I’m glad to see the trucking industry coming out against the tolls. It’s a stupid idea, and to add to the stupidity, they are studying the possibility of doing the same thing to I-95.
Currently, to see Bitter, in Virginia, I pay the 3-dollar tolls in Delaware, both ways (actually, I’ve been bypassing them now, it’s easy, actually), a 5 dollar toll one way in Maryland, and a 2 dollar toll both ways for the Fort McHenry Tunnel. Grand total is 15 dollars in tolls. That’s, of course, in addition to the $600 a year I fork over to the Pennsylvania Turnpike Commission just on my daily commute.

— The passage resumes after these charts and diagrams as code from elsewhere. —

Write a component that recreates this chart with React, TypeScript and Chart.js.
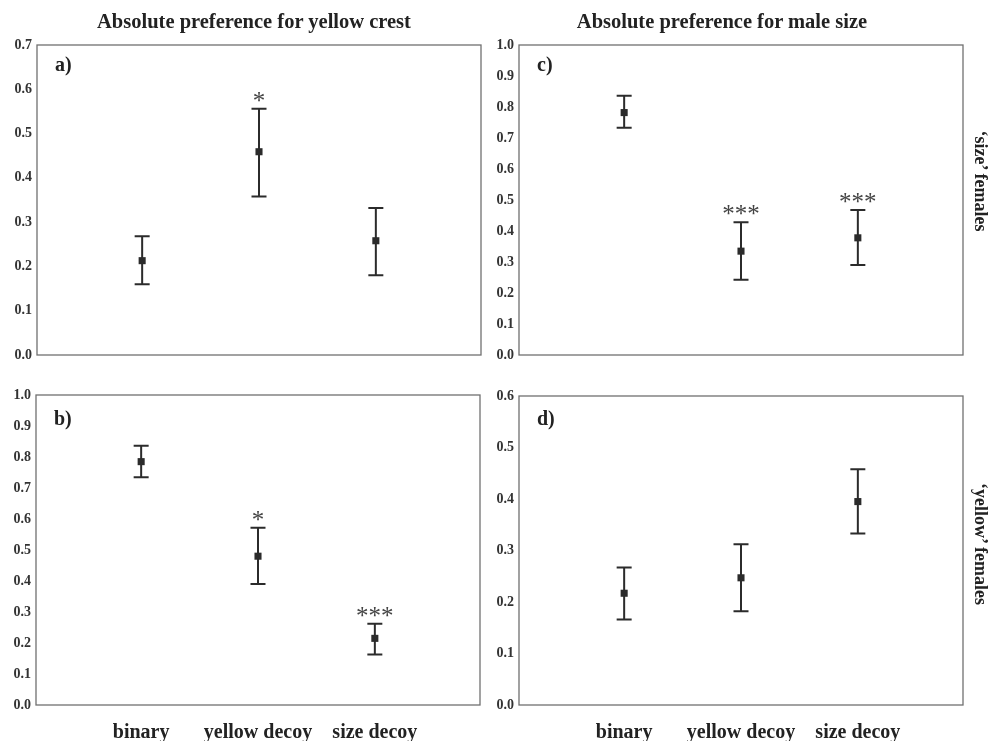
import React, { useEffect, useRef } from "react";
import { Chart, registerables } from "chart.js";
Chart.register(...registerables);

// ---------- data ----------
const categories = ["binary", "yellow decoy", "size decoy"];

// a) yellow crest, 'size' females
const meanA = [0.213, 0.459, 0.258];
const lowA = [0.160, 0.358, 0.180];
const highA = [0.268, 0.556, 0.332];
const sigA = ["", "*", ""];

// c) male size, 'size' females
const meanC = [0.782, 0.335, 0.378];
const lowC = [0.733, 0.243, 0.290];
const highC = [0.836, 0.428, 0.468];
const sigC = ["", "***", "***"];

// b) yellow crest, 'yellow' females
const meanB = [0.785, 0.480, 0.215];
const lowB = [0.735, 0.390, 0.163];
const highB = [0.836, 0.572, 0.262];
const sigB = ["", "*", "***"];

// d) male size, 'yellow' females
const meanD = [0.217, 0.247, 0.395];
const lowD = [0.166, 0.182, 0.333];
const highD = [0.267, 0.312, 0.458];
const sigD = ["", "", ""];

const colTitles = ["Absolute preference for yellow crest", "Absolute preference for male size"];
const rowTitles = ["\u2018size\u2019 females", "\u2018yellow\u2019 females"];

const SERIF = '"Liberation Serif", "Times New Roman", "DejaVu Serif", serif';
const INK = "#2b2b2b";

type PanelProps = {
  box: { left: number; top: number; width: number; height: number };
  plot: { left: number; top: number; right: number; bottom: number };
  mean: number[];
  low: number[];
  high: number[];
  sig: string[];
  yMax: number;
  letter: string;
  letterDy: number;
  showX: boolean;
};

function Panel(p: PanelProps) {
  const ref = useRef<HTMLCanvasElement>(null);
  useEffect(() => {
    const { box, plot } = p;
    const deco = {
      id: "deco",
      beforeDatasetsDraw(chart: any) {
        const ctx = chart.ctx;
        const a = chart.chartArea;
        const xs = chart.scales.x;
        const ys = chart.scales.y;
        ctx.save();
        // frame
        ctx.strokeStyle = "#707070";
        ctx.lineWidth = 1.3;
        ctx.strokeRect(a.left, a.top, a.right - a.left, a.bottom - a.top);
        // error bars
        ctx.strokeStyle = INK;
        ctx.lineWidth = 2;
        p.mean.forEach((_, i) => {
          const x = xs.getPixelForValue(i + 1);
          const yl = ys.getPixelForValue(p.low[i]);
          const yh = ys.getPixelForValue(p.high[i]);
          ctx.beginPath();
          ctx.moveTo(x, yl);
          ctx.lineTo(x, yh);
          ctx.moveTo(x - 7.5, yl);
          ctx.lineTo(x + 7.5, yl);
          ctx.moveTo(x - 7.5, yh);
          ctx.lineTo(x + 7.5, yh);
          ctx.stroke();
        });
        // significance
        ctx.fillStyle = "#444";
        ctx.font = `25px ${SERIF}`;
        ctx.textAlign = "center";
        ctx.textBaseline = "alphabetic";
        p.sig.forEach((s, i) => {
          if (!s) return;
          const x = xs.getPixelForValue(i + 1);
          const yh = ys.getPixelForValue(p.high[i]);
          ctx.fillText(s, x, yh);
        });
        // panel letter
        ctx.fillStyle = "#222";
        ctx.font = `bold 20px ${SERIF}`;
        ctx.textAlign = "left";
        ctx.textBaseline = "middle";
        ctx.fillText(p.letter, a.left + 18, a.top + p.letterDy);
        ctx.restore();
      },
    };
    const chart = new Chart(ref.current as HTMLCanvasElement, {
      type: "scatter",
      data: {
        datasets: [
          {
            data: p.mean.map((m, i) => ({ x: i + 1, y: m })),
            pointStyle: "rect",
            pointRadius: 5,
            backgroundColor: INK,
            borderWidth: 0,
          },
        ],
      },
      options: {
        animation: false,
        responsive: false,
        maintainAspectRatio: false,
        layout: {
          padding: {
            left: 0,
            top: plot.top - box.top,
            right: box.left + box.width - plot.right,
            bottom: p.showX ? 0 : box.top + box.height - plot.bottom,
          },
        },
        plugins: { legend: { display: false }, tooltip: { enabled: false } },
        scales: {
          x: {
            type: "linear",
            min: 0.1,
            max: 3.9,
            display: p.showX,
            grid: { display: false, drawTicks: false },
            border: { display: false },
            afterBuildTicks: (s: any) => {
              s.ticks = [1, 2, 3].map((v) => ({ value: v }));
            },
            afterFit: (s: any) => {
              s.height = p.showX ? box.top + box.height - plot.bottom : 0;
            },
            ticks: {
              autoSkip: false,
              maxRotation: 0,
              padding: 16,
              color: "#222",
              font: { family: SERIF, size: 20, weight: "bold" },
              callback: (v: any) => categories[Math.round(v) - 1] ?? "",
            },
          },
          y: {
            type: "linear",
            min: 0,
            max: p.yMax,
            grid: { display: false, drawTicks: false },
            border: { display: false },
            afterFit: (s: any) => {
              s.width = plot.left - box.left;
            },
            ticks: {
              stepSize: 0.1,
              padding: 5,
              color: "#333",
              font: { family: SERIF, size: 14, weight: "bold" },
              callback: (v: any) => Number(v).toFixed(1),
            },
          },
        },
      },
      plugins: [deco],
    } as any);
    return () => chart.destroy();
  }, []);
  return (
    <canvas
      ref={ref}
      width={p.box.width}
      height={p.box.height}
      style={{
        position: "absolute",
        left: p.box.left,
        top: p.box.top,
        width: p.box.width,
        height: p.box.height,
      }}
    />
  );
}

const textBase: React.CSSProperties = {
  position: "absolute",
  fontFamily: SERIF,
  fontWeight: "bold",
  color: "#222",
  whiteSpace: "nowrap",
  lineHeight: 1,
};

export default function App() {
  return (
    <div
      style={{
        position: "fixed",
        left: 0,
        top: 0,
        width: 998,
        height: 741,
        background: "#fff",
        overflow: "hidden",
      }}
    >
      <Panel
        box={{ left: 0, top: 0, width: 495, height: 370 }}
        plot={{ left: 37, top: 45, right: 481, bottom: 355 }}
        mean={meanA}
        low={lowA}
        high={highA}
        sig={sigA}
        yMax={0.7}
        letter="a)"
        letterDy={21}
        showX={false}
      />
      <Panel
        box={{ left: 495, top: 0, width: 503, height: 370 }}
        plot={{ left: 519, top: 45, right: 963, bottom: 355 }}
        mean={meanC}
        low={lowC}
        high={highC}
        sig={sigC}
        yMax={1.0}
        letter="c)"
        letterDy={21}
        showX={false}
      />
      <Panel
        box={{ left: 0, top: 370, width: 495, height: 371 }}
        plot={{ left: 36, top: 395, right: 480, bottom: 705 }}
        mean={meanB}
        low={lowB}
        high={highB}
        sig={sigB}
        yMax={1.0}
        letter="b)"
        letterDy={25}
        showX={true}
      />
      <Panel
        box={{ left: 495, top: 370, width: 503, height: 371 }}
        plot={{ left: 519, top: 396, right: 963, bottom: 705 }}
        mean={meanD}
        low={lowD}
        high={highD}
        sig={sigD}
        yMax={0.6}
        letter="d)"
        letterDy={24}
        showX={true}
      />
      <div style={{ ...textBase, fontSize: 20.5, left: 254, top: 21, transform: "translate(-50%,-50%)" }}>
        {colTitles[0]}
      </div>
      <div style={{ ...textBase, fontSize: 20.5, left: 722, top: 21, transform: "translate(-50%,-50%)" }}>
        {colTitles[1]}
      </div>
      <div
        style={{ ...textBase, fontSize: 18, left: 981, top: 181, transform: "translate(-50%,-50%) rotate(90deg)" }}
      >
        {rowTitles[0]}
      </div>
      <div
        style={{ ...textBase, fontSize: 18, left: 981, top: 544, transform: "translate(-50%,-50%) rotate(90deg)" }}
      >
        {rowTitles[1]}
      </div>
    </div>
  );
}
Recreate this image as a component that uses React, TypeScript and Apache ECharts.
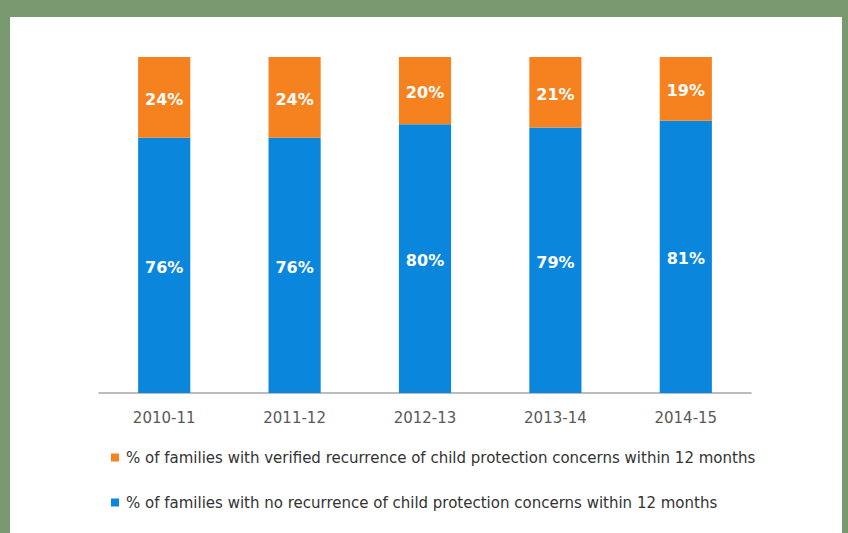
import React, { useEffect, useRef } from "react";
import * as echarts from "echarts";

const categories = ["2010-11", "2011-12", "2012-13", "2013-14", "2014-15"];
const noRecurrence = [76, 76, 80, 79, 81];
const verifiedRecurrence = [24, 24, 20, 21, 19];
const seriesNames = [
  "% of families with verified recurrence of child protection concerns within 12 months",
  "% of families with no recurrence of child protection concerns within 12 months",
];

export default function App() {
  const ref = useRef<HTMLDivElement>(null);
  useEffect(() => {
    document.body.style.margin = "0";
    const chart = echarts.init(ref.current!, undefined, { renderer: "svg" });
    const labelStyle = {
      show: true,
      position: "inside" as const,
      offset: [0, 2],
      color: "#ffffff",
      fontFamily: "DejaVu Sans",
      fontWeight: "bold" as const,
      fontSize: 16,
      formatter: "{c}%",
    };
    chart.setOption({
      animation: false,
      grid: { left: 99, right: 97, top: 57, bottom: 140 },
      legend: {
        orient: "vertical",
        left: 106,
        top: 445,
        itemGap: 30,
        itemWidth: 8,
        itemHeight: 8,
        icon: "rect",
        data: [seriesNames[0], seriesNames[1]],
        textStyle: { fontFamily: "DejaVu Sans", fontSize: 15, color: "#333333", padding: [0, 0, 0, 2] },
      },
      xAxis: {
        type: "category",
        data: categories,
        axisTick: { show: false },
        axisLine: { lineStyle: { color: "#a6a6a6", width: 1.5 } },
        axisLabel: { color: "#595959", fontFamily: "DejaVu Sans", fontSize: 15, margin: 17 },
      },
      yAxis: { type: "value", min: 0, max: 100, show: false, splitLine: { show: false } },
      series: [
        {
          name: seriesNames[1],
          type: "bar",
          stack: "total",
          barWidth: "40%",
          data: noRecurrence,
          itemStyle: { color: "#0a87dd" },
          label: labelStyle,
        },
        {
          name: seriesNames[0],
          type: "bar",
          stack: "total",
          barWidth: "40%",
          data: verifiedRecurrence,
          itemStyle: { color: "#f5821f" },
          label: labelStyle,
        },
      ],
    });
    return () => chart.dispose();
  }, []);
  return (
    <div style={{ position: "relative", width: 848, height: 533, background: "#799a71", overflow: "hidden" }}>
      <div style={{ position: "absolute", left: 10, top: 17, width: 832, height: 516, background: "#ffffff" }} />
      <div ref={ref} style={{ position: "absolute", left: 0, top: 0, width: 848, height: 533 }} />
    </div>
  );
}
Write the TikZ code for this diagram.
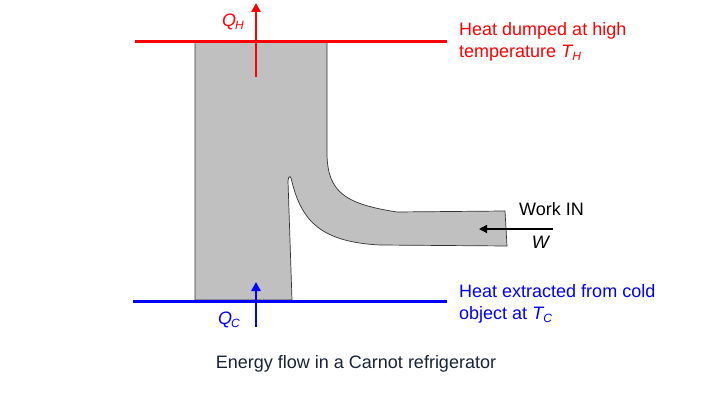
\documentclass[tikz,border=0pt]{standalone}
\usepackage{fontspec}
\setmainfont{Liberation Sans}
\usetikzlibrary{arrows.meta}
\definecolor{flowgray}{RGB}{192,192,192}
\definecolor{hotred}{RGB}{255,0,0}
\definecolor{coldblue}{RGB}{0,0,255}
\definecolor{captxt}{RGB}{23,35,55}
\tikzset{
  txt/.style={font=\fontsize{18}{22}\selectfont, inner sep=0pt, align=left},
  heatline/.style={line width=3pt},
  heatarrow/.style={line width=2.6pt, -{Triangle[length=9pt,width=9pt]}},
  workarrow/.style={line width=1.6pt, -{Triangle[length=8pt,width=8pt]}}
}
\newcommand{\qsub}[2]{\textit{#1}\kern-0.05em\raisebox{-0.3ex}{\fontsize{12}{12}\selectfont\textit{#2}}}
\begin{document}
\begin{tikzpicture}[x=1pt,y=-1pt]
\useasboundingbox (0,0) rectangle (720,398);
% flow band
\draw[fill=flowgray, line width=0.7pt, draw=black!80]
  (195,300) -- (195,42) -- (327,42) -- (327,155)
  .. controls (328,192) and (345,204) .. (397,212)
  -- (505,211) -- (507,246) -- (380,245)
  .. controls (322,242) and (302,222) .. (292,182)
  .. controls (291,176) and (289,174) .. (288,181)
  -- (292,300) -- cycle;
% reservoirs
\draw[hotred, heatline] (135,42) -- (447,42);
\draw[coldblue, heatline] (133,301) -- (447,301);
% heat arrows
\coordinate (qhs) at (256,77);
\coordinate (qhe) at (256,3);
\draw[hotred, heatarrow] (qhs) -- (qhe);
\coordinate (qcs) at (256,327);
\coordinate (qce) at (256,282);
\draw[coldblue, heatarrow] (qcs) -- (qce);
% work arrow
\coordinate (ws) at (553,229);
\coordinate (we) at (479,229);
\draw[black, workarrow] (ws) -- (we);
% labels
\node[txt, text=hotred] (qh) at (233,22) {\qsub{Q}{H}};
\node[txt, text=coldblue] (qc) at (229,320) {\qsub{Q}{C}};
\node[txt, text=hotred, anchor=north west] (hot) at (459,22) {Heat dumped at high\\temperature \qsub{T}{H}};
\node[txt, text=coldblue, anchor=north west] (cold) at (459,284) {Heat extracted from cold\\object at \qsub{T}{C}};
\node[txt, anchor=west] (work) at (519,209) {Work IN};
\node[txt] (wl) at (541,242) {\textit{W}};
\node[txt, text=captxt] (cap) at (356,364) {Energy flow in a Carnot refrigerator};
\end{tikzpicture}
\end{document}
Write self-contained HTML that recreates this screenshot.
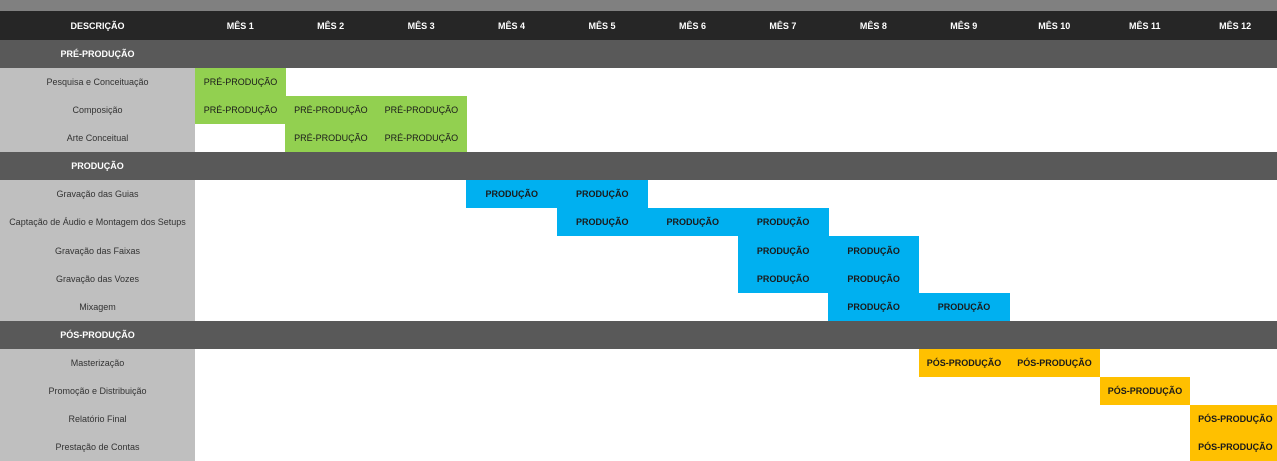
<!DOCTYPE html>
<html><head><meta charset="utf-8"><style>
body{margin:0;width:1277px;height:461px;overflow:hidden;background:#fff;position:relative;font-family:"Liberation Sans",sans-serif;font-size:9px;}
div.c{position:absolute;display:flex;align-items:center;justify-content:center;white-space:nowrap;}
</style></head><body>
<div class="c" style="left:0;top:0;width:1277px;height:11px;background:#808080"></div>
<div class="c" style="left:0;top:11px;width:1277px;height:29px;background:#262626"></div>
<script>
const R=document.body;
function box(x,y,w,h,bg,txt,col,bold){const d=document.createElement('div');d.className='c';d.style.cssText=`left:${x}px;top:${y}px;width:${w}px;height:${h}px;background:${bg};color:${col};font-weight:${bold?'bold':'normal'}`;d.textContent=txt||'';R.appendChild(d);}
const CW=90.45,X0=195,RH=28.07,Y0=40;
box(0,11,195,29,'transparent','DESCRIÇÃO','#fff',1);
for(let j=0;j<12;j++)box(X0+j*CW,11,CW,29,'transparent','MÊS '+(j+1),'#fff',1);
const G='#92d050',B='#00b0f0',O='#ffc000';
const rows=[
['S','PRÉ-PRODUÇÃO'],
['Pesquisa e Conceituação',[1],G,'PRÉ-PRODUÇÃO',0],
['Composição',[1,2,3],G,'PRÉ-PRODUÇÃO',0],
['Arte Conceitual',[2,3],G,'PRÉ-PRODUÇÃO',0],
['S','PRODUÇÃO'],
['Gravação das Guias',[4,5],B,'PRODUÇÃO',1],
['Captação de Áudio e Montagem dos Setups',[5,6,7],B,'PRODUÇÃO',1],
['Gravação das Faixas',[7,8],B,'PRODUÇÃO',1],
['Gravação das Vozes',[7,8],B,'PRODUÇÃO',1],
['Mixagem',[8,9],B,'PRODUÇÃO',1],
['S','PÓS-PRODUÇÃO'],
['Masterização',[9,10],O,'PÓS-PRODUÇÃO',1],
['Promoção e Distribuição',[11],O,'PÓS-PRODUÇÃO',1],
['Relatório Final',[12],O,'PÓS-PRODUÇÃO',1],
['Prestação de Contas',[12],O,'PÓS-PRODUÇÃO',1]];
rows.forEach((r,i)=>{const y=Y0+i*RH;
if(r[0]==='S'){box(0,y,1277,RH,'#595959','','#fff',1);box(0,y,195,RH,'transparent',r[1],'#fff',1);return;}
box(0,y,195,RH,'#bfbfbf',r[0],'#333',0);
r[1].forEach(m=>box(X0+(m-1)*CW,y,CW+0.5,RH,r[2],r[3],'#1a1a1a',r[4]));});
</script>
</body></html>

Pennsylvania ought to be ripping up toll booths, not looking for excuses to build new ones. I’d be a very bad anarcho-capitalist, but I’ve always believed that tax money is well spent on public roads. Everyone benefits, even people who don’t drive. It ought to be a collectively borne cost. There are some narrow instances where I think tolls make sense, but otherwise it’s too easy for state governments who are bad at managing cash to raise money through tolls as a back door method for taxation.
It’s not just Pennsylvania.  Delaware is talking about raising it’s 21 mile section of I95 to 4 dollars both ways, up from 3 dollars. I’ve also heard they are considering putting a toll plaza on the 896 offramp to discourage people from shirking the toll on the back roads like I’ve been doing. That’s 8 dollars to go through Delaware and back! At some point I think the federal government needs to step in and tell the states enough.  The feds are eager to use their power to regulate interstate commerce for stupid crap that’s neither interstate nor commerce, they can damn well use it for what it was meant for!